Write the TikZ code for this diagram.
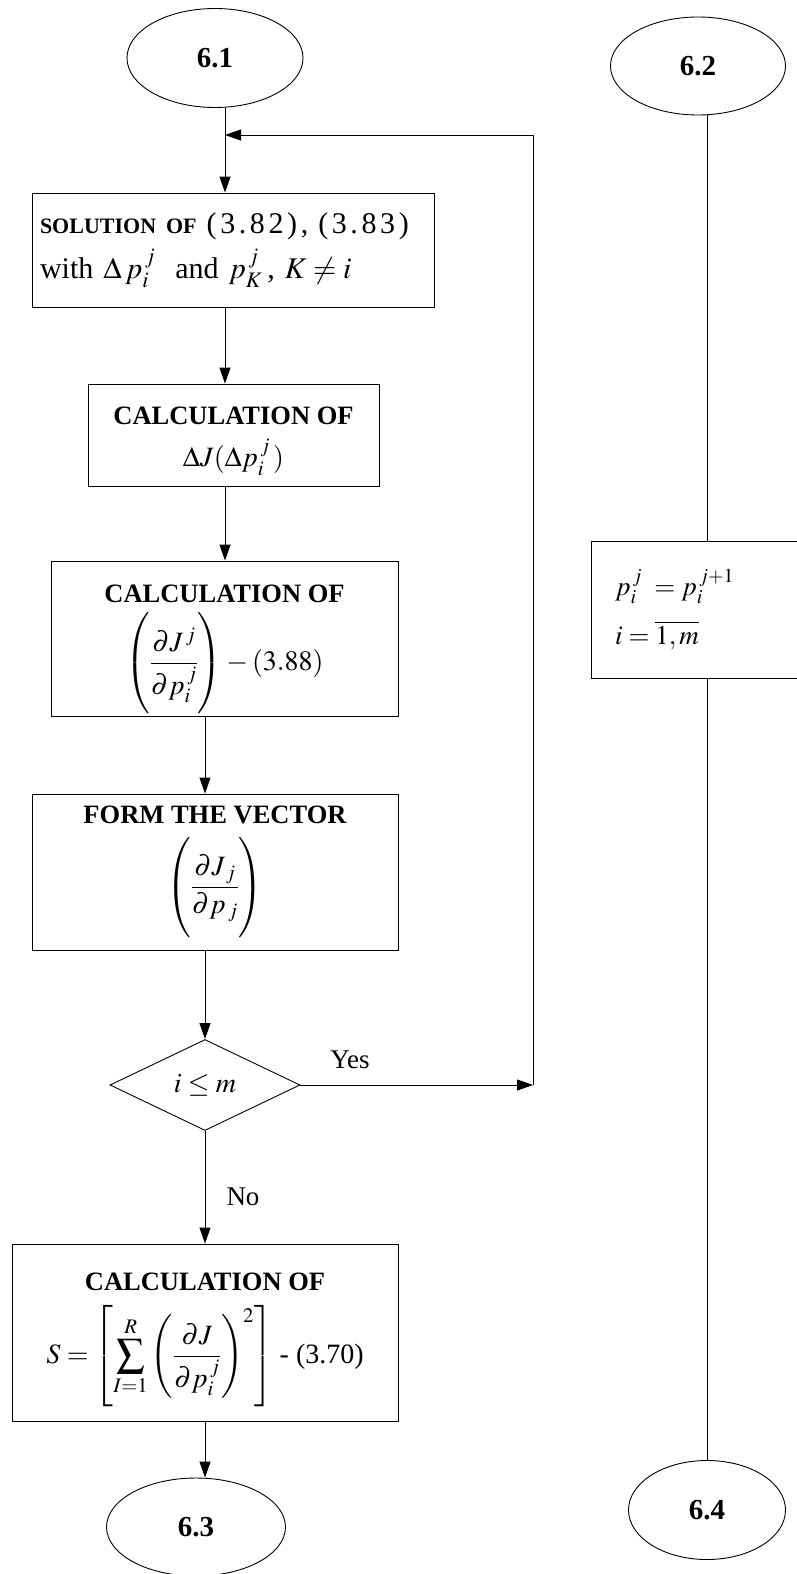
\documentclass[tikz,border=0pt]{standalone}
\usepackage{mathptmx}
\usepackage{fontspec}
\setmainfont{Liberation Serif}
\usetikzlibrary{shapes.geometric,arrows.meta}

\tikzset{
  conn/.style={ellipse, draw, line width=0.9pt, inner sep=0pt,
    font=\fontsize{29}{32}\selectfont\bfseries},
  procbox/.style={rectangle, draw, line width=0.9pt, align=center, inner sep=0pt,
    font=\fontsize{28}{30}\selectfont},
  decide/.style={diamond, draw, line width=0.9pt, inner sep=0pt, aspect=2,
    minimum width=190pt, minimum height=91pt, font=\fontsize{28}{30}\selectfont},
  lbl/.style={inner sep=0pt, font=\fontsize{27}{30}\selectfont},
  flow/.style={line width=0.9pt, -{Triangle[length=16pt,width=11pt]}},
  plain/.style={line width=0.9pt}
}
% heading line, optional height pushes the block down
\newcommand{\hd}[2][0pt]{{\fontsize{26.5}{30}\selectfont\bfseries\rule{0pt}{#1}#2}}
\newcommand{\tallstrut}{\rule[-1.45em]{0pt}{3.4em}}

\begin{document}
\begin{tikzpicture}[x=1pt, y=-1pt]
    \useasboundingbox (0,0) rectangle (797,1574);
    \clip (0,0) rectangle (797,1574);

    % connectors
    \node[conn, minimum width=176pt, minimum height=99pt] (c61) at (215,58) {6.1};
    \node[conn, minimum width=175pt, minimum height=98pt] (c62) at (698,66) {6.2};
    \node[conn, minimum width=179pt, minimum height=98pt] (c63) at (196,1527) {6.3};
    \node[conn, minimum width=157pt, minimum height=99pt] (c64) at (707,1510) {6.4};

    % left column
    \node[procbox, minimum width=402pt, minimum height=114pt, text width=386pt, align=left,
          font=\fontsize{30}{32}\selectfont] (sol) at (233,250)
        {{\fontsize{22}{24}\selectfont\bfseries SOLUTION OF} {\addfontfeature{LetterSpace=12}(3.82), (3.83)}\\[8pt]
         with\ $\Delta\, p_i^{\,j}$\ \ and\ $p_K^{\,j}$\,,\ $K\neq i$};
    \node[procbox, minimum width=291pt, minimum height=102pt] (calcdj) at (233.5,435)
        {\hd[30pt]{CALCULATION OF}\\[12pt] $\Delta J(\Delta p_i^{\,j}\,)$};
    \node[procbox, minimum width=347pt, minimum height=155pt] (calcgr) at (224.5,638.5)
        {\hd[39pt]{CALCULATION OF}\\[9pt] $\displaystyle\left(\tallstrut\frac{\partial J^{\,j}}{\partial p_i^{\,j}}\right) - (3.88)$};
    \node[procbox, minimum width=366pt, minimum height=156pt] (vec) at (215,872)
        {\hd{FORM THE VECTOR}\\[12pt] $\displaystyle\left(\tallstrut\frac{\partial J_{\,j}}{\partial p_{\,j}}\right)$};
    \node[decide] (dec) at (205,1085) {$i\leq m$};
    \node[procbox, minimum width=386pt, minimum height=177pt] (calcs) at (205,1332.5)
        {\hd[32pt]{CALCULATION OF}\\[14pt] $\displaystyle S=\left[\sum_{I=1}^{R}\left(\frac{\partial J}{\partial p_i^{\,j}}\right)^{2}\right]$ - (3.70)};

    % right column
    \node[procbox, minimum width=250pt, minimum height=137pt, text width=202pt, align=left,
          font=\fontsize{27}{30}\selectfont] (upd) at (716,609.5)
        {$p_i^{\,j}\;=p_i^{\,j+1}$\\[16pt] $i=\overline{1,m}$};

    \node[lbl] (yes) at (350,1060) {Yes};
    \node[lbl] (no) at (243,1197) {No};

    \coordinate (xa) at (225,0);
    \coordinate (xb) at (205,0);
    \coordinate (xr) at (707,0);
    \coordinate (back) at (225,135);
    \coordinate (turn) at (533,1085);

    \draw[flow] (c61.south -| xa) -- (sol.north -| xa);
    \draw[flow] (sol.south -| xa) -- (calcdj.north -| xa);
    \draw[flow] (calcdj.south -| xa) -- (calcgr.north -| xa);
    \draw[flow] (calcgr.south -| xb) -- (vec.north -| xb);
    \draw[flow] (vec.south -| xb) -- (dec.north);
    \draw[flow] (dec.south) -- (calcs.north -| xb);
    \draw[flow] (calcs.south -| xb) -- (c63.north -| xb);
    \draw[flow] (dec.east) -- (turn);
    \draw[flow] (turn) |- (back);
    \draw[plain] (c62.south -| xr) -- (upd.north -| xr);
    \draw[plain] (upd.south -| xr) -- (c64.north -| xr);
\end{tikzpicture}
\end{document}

TO BE DONE: Print each line of the material above exactly, with the pictures removed from your copy.

EXERCISE RESPONSE:
Write the TikZ code for this diagram.
\documentclass[tikz,border=0pt]{standalone}
\usepackage{mathptmx}
\usepackage{fontspec}
\setmainfont{Liberation Serif}
\usetikzlibrary{shapes.geometric,arrows.meta}

\tikzset{
  conn/.style={ellipse, draw, line width=0.9pt, inner sep=0pt,
    font=\fontsize{29}{32}\selectfont\bfseries},
  procbox/.style={rectangle, draw, line width=0.9pt, align=center, inner sep=0pt,
    font=\fontsize{28}{30}\selectfont},
  decide/.style={diamond, draw, line width=0.9pt, inner sep=0pt, aspect=2,
    minimum width=190pt, minimum height=91pt, font=\fontsize{28}{30}\selectfont},
  lbl/.style={inner sep=0pt, font=\fontsize{27}{30}\selectfont},
  flow/.style={line width=0.9pt, -{Triangle[length=16pt,width=11pt]}},
  plain/.style={line width=0.9pt}
}
% heading line, optional height pushes the block down
\newcommand{\hd}[2][0pt]{{\fontsize{26.5}{30}\selectfont\bfseries\rule{0pt}{#1}#2}}
\newcommand{\tallstrut}{\rule[-1.45em]{0pt}{3.4em}}

\begin{document}
\begin{tikzpicture}[x=1pt, y=-1pt]
    \useasboundingbox (0,0) rectangle (797,1574);
    \clip (0,0) rectangle (797,1574);

    % connectors
    \node[conn, minimum width=176pt, minimum height=99pt] (c61) at (215,58) {6.1};
    \node[conn, minimum width=175pt, minimum height=98pt] (c62) at (698,66) {6.2};
    \node[conn, minimum width=179pt, minimum height=98pt] (c63) at (196,1527) {6.3};
    \node[conn, minimum width=157pt, minimum height=99pt] (c64) at (707,1510) {6.4};

    % left column
    \node[procbox, minimum width=402pt, minimum height=114pt, text width=386pt, align=left,
          font=\fontsize{30}{32}\selectfont] (sol) at (233,250)
        {{\fontsize{22}{24}\selectfont\bfseries SOLUTION OF} {\addfontfeature{LetterSpace=12}(3.82), (3.83)}\\[8pt]
         with\ $\Delta\, p_i^{\,j}$\ \ and\ $p_K^{\,j}$\,,\ $K\neq i$};
    \node[procbox, minimum width=291pt, minimum height=102pt] (calcdj) at (233.5,435)
        {\hd[30pt]{CALCULATION OF}\\[12pt] $\Delta J(\Delta p_i^{\,j}\,)$};
    \node[procbox, minimum width=347pt, minimum height=155pt] (calcgr) at (224.5,638.5)
        {\hd[39pt]{CALCULATION OF}\\[9pt] $\displaystyle\left(\tallstrut\frac{\partial J^{\,j}}{\partial p_i^{\,j}}\right) - (3.88)$};
    \node[procbox, minimum width=366pt, minimum height=156pt] (vec) at (215,872)
        {\hd{FORM THE VECTOR}\\[12pt] $\displaystyle\left(\tallstrut\frac{\partial J_{\,j}}{\partial p_{\,j}}\right)$};
    \node[decide] (dec) at (205,1085) {$i\leq m$};
    \node[procbox, minimum width=386pt, minimum height=177pt] (calcs) at (205,1332.5)
        {\hd[32pt]{CALCULATION OF}\\[14pt] $\displaystyle S=\left[\sum_{I=1}^{R}\left(\frac{\partial J}{\partial p_i^{\,j}}\right)^{2}\right]$ - (3.70)};

    % right column
    \node[procbox, minimum width=250pt, minimum height=137pt, text width=202pt, align=left,
          font=\fontsize{27}{30}\selectfont] (upd) at (716,609.5)
        {$p_i^{\,j}\;=p_i^{\,j+1}$\\[16pt] $i=\overline{1,m}$};

    \node[lbl] (yes) at (350,1060) {Yes};
    \node[lbl] (no) at (243,1197) {No};

    \coordinate (xa) at (225,0);
    \coordinate (xb) at (205,0);
    \coordinate (xr) at (707,0);
    \coordinate (back) at (225,135);
    \coordinate (turn) at (533,1085);

    \draw[flow] (c61.south -| xa) -- (sol.north -| xa);
    \draw[flow] (sol.south -| xa) -- (calcdj.north -| xa);
    \draw[flow] (calcdj.south -| xa) -- (calcgr.north -| xa);
    \draw[flow] (calcgr.south -| xb) -- (vec.north -| xb);
    \draw[flow] (vec.south -| xb) -- (dec.north);
    \draw[flow] (dec.south) -- (calcs.north -| xb);
    \draw[flow] (calcs.south -| xb) -- (c63.north -| xb);
    \draw[flow] (dec.east) -- (turn);
    \draw[flow] (turn) |- (back);
    \draw[plain] (c62.south -| xr) -- (upd.north -| xr);
    \draw[plain] (upd.south -| xr) -- (c64.north -| xr);
\end{tikzpicture}
\end{document}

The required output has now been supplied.